Le printemps est là mais je ne le vois pas.

Samedi soir, pas un chat dehors, la télé regorge de propagande crasse et autres programmes abrutissants. Nous entamons notre troisième pseudo-confinement, avec assez de liberté pour laisser circuler le virus et assez de restrictions pour saper le moral de tous.

Après un long réveil et une bonne chiasse, ma femme m'adresse à peine la parole et je m'interroge sur ses motivations: j'hésite entre l'engueulade avec mon frère au dîner clandestin d'hier soir, mon humeur particulièrement exécrable depuis des mois, ou son aliénation numériquo-professionnelle.

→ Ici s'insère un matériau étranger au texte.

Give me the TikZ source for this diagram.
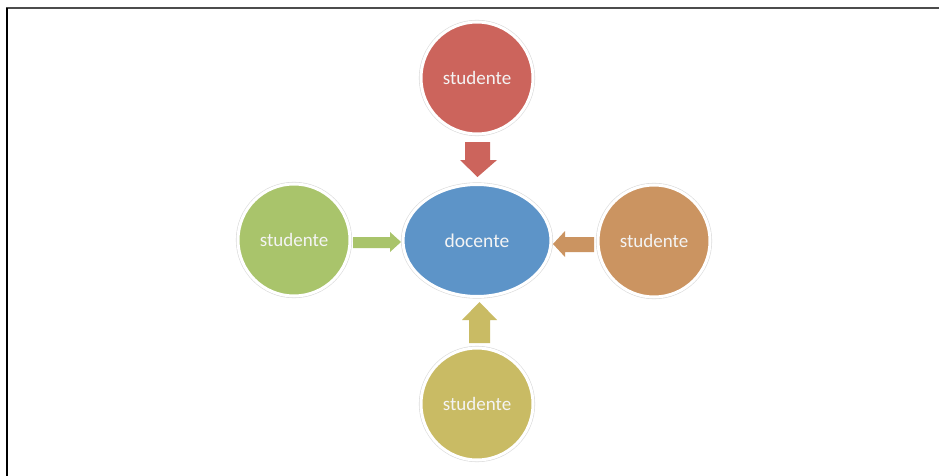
\documentclass[tikz,border=0pt]{standalone}
\usepackage{fontspec}
\setmainfont{Carlito}
\usetikzlibrary{shapes.geometric}
\definecolor{cred}{HTML}{CC645C}
\definecolor{cblue}{HTML}{5D94C8}
\definecolor{cgreen}{HTML}{A9C46B}
\definecolor{corange}{HTML}{CB9461}
\definecolor{colive}{HTML}{C9BB64}
\definecolor{ctext}{HTML}{F4F4F4}
\tikzset{
  bubble/.style={circle, minimum size=112pt, inner sep=0pt, fill=#1,
    draw=white, line width=3pt,
    preaction={draw=black!14, line width=4.2pt},
    text=ctext, font=\fontsize{19}{21}\selectfont},
  hub/.style={ellipse, minimum width=148pt, minimum height=112pt, inner sep=0pt, fill=cblue,
    draw=white, line width=3pt,
    preaction={draw=black!14, line width=4.2pt},
    text=ctext, font=\fontsize{19.5}{21}\selectfont},
  blockarrow/.style={fill=#1, draw=none},
  frametop/.style={draw=black!70, line width=2pt},
  frameleft/.style={draw=black, line width=2pt}
}
\begin{document}
\begin{tikzpicture}[x=1pt,y=-1pt]
\useasboundingbox (0,0) rectangle (939,476);
\fill[white] (0,0) rectangle (939,476);
\draw[frametop] (6,8.5) -- (939,8.5);
\draw[frameleft] (7,8) -- (7,476);

\node[hub] (doc) at (477,240.5) {docente};
\node[bubble=cred] (top) at (477,78) {studente};
\node[bubble=cgreen] (left) at (294,240) {studente};
\node[bubble=corange] (right) at (654,241) {studente};
\node[bubble=colive] (bot) at (477,404) {studente};

% down arrow (top -> doc)
\fill[blockarrow=cred] (465,142) -- (490,142) -- (490,160) -- (497,160) -- (477.5,177)
  -- (460,160) -- (465,160) -- cycle;
% right arrow (left -> doc)
\fill[blockarrow=cgreen] (353,237) -- (390,237) -- (390,232) -- (401,242) -- (390,252)
  -- (390,248) -- (353,248) -- cycle;
% left arrow (right -> doc)
\fill[blockarrow=corange] (594,237) -- (565,237) -- (565,231) -- (553,244) -- (565,257)
  -- (565,252) -- (594,252) -- cycle;
% up arrow (bot -> doc)
\fill[blockarrow=colive] (469,343) -- (469,320) -- (462,320) -- (479.5,302) -- (497,320)
  -- (490,320) -- (490,343) -- cycle;
\end{tikzpicture}
\end{document}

Aujourd'hui je n'ai parlé qu'à deux personnes hors de chez moi : le boucher, qui fait toujours la gueule, et une ex-psychologue déprimée, rencontrée par hasard. Son histoire m'a parue presque caricaturale : ascendants décimés, abandonnée par ses descendants, discours défaitiste et visage déconfit. Que du bonheur. On a marché ensemble, enfin, elle m'a suivi et j'ai tenté quelques tirades de réconfort, sans trop y croire moi-même. En bon connard antipathique, je n'ai ressenti aucune compassion, rien, juste une prise de conscience de mon propre déni émotionnel. Après avoir semé “la personne”, j'ai cru trouver un coin propice au lâcher prise, dans une belle petite clairière au bout d'un chemin. C'était sans compter la présence d'une caméra de surveillance, bien camouflée dans un arbre et qui eut vite fait de réveiller mon inconfort psychologique.

Quoi d'autre ?

Le printemps est là mais je ne le vois pas.